• _Data items_
-----
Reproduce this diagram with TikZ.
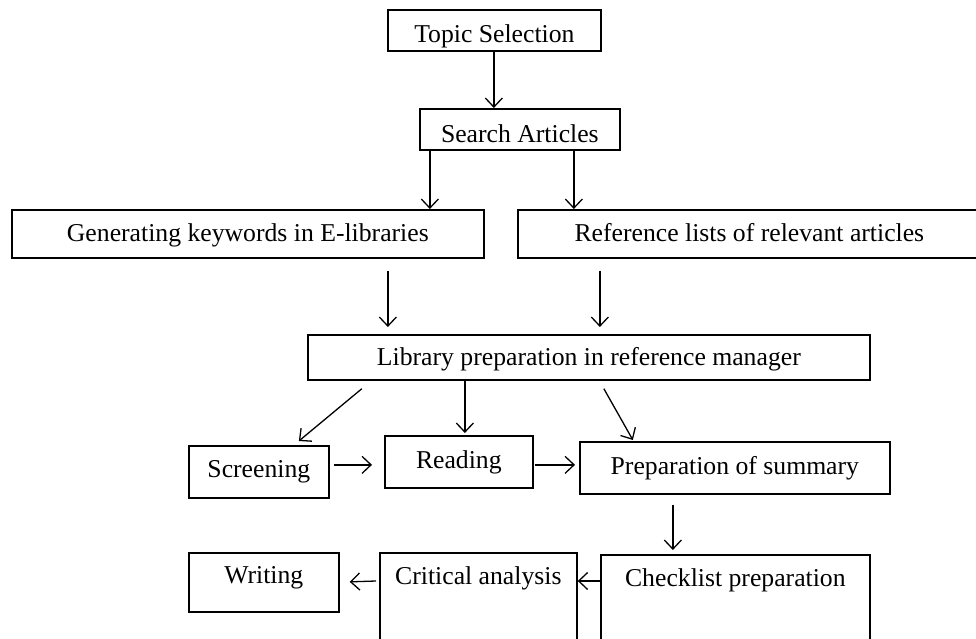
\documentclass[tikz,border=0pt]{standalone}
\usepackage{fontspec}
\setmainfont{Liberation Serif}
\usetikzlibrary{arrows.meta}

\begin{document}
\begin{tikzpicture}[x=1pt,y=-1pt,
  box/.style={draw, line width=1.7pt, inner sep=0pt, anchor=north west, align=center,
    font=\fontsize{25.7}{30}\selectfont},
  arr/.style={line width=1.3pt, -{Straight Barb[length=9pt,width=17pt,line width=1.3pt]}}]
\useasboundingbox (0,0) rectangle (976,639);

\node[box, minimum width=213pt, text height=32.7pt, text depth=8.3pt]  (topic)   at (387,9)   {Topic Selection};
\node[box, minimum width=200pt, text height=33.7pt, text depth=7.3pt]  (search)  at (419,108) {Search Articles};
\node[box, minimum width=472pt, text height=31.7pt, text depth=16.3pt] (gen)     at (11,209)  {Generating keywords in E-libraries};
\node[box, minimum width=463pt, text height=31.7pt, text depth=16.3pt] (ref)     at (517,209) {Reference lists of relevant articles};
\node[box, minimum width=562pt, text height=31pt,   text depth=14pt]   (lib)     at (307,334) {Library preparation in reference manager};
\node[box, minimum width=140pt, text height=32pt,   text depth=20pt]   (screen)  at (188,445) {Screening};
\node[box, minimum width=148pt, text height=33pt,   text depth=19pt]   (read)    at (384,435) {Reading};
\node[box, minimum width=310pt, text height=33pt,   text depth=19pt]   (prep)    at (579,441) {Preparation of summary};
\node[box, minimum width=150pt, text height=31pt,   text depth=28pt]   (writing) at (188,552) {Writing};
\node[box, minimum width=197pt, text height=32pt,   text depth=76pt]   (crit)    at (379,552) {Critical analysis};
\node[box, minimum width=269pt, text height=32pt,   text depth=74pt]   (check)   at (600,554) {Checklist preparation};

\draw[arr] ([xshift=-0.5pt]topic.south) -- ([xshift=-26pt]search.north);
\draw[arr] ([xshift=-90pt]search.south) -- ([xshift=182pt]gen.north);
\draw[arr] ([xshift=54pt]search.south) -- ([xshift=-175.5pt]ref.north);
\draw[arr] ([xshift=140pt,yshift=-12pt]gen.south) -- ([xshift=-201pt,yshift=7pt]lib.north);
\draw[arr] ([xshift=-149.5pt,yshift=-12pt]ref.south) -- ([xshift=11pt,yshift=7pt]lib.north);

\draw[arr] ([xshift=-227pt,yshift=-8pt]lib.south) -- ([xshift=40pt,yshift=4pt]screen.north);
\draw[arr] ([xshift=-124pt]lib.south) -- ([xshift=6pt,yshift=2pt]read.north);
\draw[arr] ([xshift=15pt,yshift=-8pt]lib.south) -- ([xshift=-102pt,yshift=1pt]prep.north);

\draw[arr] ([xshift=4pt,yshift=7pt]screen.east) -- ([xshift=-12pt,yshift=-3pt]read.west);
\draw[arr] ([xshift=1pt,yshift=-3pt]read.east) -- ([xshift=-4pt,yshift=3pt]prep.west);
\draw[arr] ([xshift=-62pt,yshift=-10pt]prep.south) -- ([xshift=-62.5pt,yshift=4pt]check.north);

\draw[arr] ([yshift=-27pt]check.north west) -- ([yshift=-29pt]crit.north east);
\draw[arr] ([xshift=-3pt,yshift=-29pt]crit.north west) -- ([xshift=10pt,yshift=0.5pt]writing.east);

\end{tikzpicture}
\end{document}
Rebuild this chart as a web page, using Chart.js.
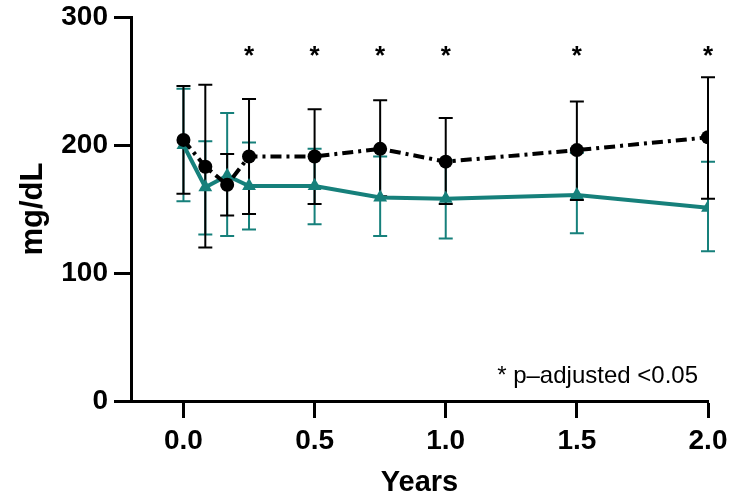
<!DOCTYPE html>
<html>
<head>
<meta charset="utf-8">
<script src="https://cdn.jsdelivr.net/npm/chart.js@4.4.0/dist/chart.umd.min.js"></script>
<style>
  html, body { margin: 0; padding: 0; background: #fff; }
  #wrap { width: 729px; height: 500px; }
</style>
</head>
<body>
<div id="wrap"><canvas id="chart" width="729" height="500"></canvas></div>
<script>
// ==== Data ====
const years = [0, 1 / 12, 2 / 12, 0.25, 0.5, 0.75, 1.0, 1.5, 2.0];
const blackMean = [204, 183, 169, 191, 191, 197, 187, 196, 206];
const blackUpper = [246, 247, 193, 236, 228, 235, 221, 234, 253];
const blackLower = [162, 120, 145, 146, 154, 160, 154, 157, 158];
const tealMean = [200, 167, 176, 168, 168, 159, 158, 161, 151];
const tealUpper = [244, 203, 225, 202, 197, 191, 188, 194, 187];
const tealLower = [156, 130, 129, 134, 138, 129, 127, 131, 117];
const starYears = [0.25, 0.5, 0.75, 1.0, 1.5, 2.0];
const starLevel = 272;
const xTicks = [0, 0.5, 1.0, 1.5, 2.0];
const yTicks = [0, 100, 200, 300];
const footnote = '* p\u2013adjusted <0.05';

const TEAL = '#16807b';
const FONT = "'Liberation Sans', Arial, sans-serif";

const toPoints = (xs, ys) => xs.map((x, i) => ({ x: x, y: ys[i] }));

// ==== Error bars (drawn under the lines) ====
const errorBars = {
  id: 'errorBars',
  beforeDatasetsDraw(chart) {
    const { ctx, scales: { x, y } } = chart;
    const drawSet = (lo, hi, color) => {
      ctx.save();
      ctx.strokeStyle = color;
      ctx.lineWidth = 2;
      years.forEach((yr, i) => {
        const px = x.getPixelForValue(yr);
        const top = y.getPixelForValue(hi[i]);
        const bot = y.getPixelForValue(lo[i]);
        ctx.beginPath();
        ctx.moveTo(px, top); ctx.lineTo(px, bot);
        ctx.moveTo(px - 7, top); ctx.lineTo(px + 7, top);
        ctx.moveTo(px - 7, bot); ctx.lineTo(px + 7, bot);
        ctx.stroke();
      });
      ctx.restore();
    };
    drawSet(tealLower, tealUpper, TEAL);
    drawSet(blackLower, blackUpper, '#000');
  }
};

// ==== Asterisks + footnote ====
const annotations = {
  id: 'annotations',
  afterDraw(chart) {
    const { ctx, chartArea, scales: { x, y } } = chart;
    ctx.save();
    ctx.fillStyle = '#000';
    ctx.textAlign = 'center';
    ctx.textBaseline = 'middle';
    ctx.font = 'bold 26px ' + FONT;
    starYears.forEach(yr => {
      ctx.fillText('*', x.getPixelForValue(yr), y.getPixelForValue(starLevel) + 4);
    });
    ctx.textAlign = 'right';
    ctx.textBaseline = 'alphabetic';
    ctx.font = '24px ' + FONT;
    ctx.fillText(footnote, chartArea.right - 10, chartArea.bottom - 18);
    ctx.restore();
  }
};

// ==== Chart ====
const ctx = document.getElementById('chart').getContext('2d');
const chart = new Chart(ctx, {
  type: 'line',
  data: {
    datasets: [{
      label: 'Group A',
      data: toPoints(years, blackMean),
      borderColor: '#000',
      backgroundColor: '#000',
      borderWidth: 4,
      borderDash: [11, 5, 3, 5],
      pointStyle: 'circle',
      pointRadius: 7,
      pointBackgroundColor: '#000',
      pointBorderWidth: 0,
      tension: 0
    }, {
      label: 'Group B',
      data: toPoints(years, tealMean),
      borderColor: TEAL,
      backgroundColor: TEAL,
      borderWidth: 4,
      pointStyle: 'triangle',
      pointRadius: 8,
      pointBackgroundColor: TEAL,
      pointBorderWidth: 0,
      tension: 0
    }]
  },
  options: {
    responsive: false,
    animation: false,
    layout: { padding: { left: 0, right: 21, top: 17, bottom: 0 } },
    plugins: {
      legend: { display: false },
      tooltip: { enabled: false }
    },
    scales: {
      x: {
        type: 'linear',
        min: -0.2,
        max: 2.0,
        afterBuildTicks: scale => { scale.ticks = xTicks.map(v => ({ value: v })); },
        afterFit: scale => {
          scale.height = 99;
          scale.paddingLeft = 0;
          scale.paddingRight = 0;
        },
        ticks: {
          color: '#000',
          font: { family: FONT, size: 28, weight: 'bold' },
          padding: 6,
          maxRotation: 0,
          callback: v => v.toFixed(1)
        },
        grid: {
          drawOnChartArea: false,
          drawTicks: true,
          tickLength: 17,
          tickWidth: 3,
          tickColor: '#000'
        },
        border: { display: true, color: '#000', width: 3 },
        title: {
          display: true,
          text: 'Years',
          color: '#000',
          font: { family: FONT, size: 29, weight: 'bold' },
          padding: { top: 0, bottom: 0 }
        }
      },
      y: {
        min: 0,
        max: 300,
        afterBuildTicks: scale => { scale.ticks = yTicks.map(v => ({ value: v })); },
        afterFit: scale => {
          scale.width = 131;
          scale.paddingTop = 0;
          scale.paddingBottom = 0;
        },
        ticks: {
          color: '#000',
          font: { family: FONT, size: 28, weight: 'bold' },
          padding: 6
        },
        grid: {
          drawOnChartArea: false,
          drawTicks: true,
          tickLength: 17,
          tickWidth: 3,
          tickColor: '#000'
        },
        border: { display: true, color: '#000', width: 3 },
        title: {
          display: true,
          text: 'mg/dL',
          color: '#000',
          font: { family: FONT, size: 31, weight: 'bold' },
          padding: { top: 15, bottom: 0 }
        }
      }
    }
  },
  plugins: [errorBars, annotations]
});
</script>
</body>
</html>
-----
• _Directions for this task_
Skip every picture. Repeat the lines from the one with "Rebuild this chart" through the one with "const toPoints = (xs, ys)", both ends included.

• _Complete answer_
Rebuild this chart as a web page, using Chart.js.
<!DOCTYPE html>
<html>
<head>
<meta charset="utf-8">
<script src="https://cdn.jsdelivr.net/npm/chart.js@4.4.0/dist/chart.umd.min.js"></script>
<style>
  html, body { margin: 0; padding: 0; background: #fff; }
  #wrap { width: 729px; height: 500px; }
</style>
</head>
<body>
<div id="wrap"><canvas id="chart" width="729" height="500"></canvas></div>
<script>
// ==== Data ====
const years = [0, 1 / 12, 2 / 12, 0.25, 0.5, 0.75, 1.0, 1.5, 2.0];
const blackMean = [204, 183, 169, 191, 191, 197, 187, 196, 206];
const blackUpper = [246, 247, 193, 236, 228, 235, 221, 234, 253];
const blackLower = [162, 120, 145, 146, 154, 160, 154, 157, 158];
const tealMean = [200, 167, 176, 168, 168, 159, 158, 161, 151];
const tealUpper = [244, 203, 225, 202, 197, 191, 188, 194, 187];
const tealLower = [156, 130, 129, 134, 138, 129, 127, 131, 117];
const starYears = [0.25, 0.5, 0.75, 1.0, 1.5, 2.0];
const starLevel = 272;
const xTicks = [0, 0.5, 1.0, 1.5, 2.0];
const yTicks = [0, 100, 200, 300];
const footnote = '* p\u2013adjusted <0.05';

const TEAL = '#16807b';
const FONT = "'Liberation Sans', Arial, sans-serif";

const toPoints = (xs, ys) => xs.map((x, i) => ({ x: x, y: ys[i] }));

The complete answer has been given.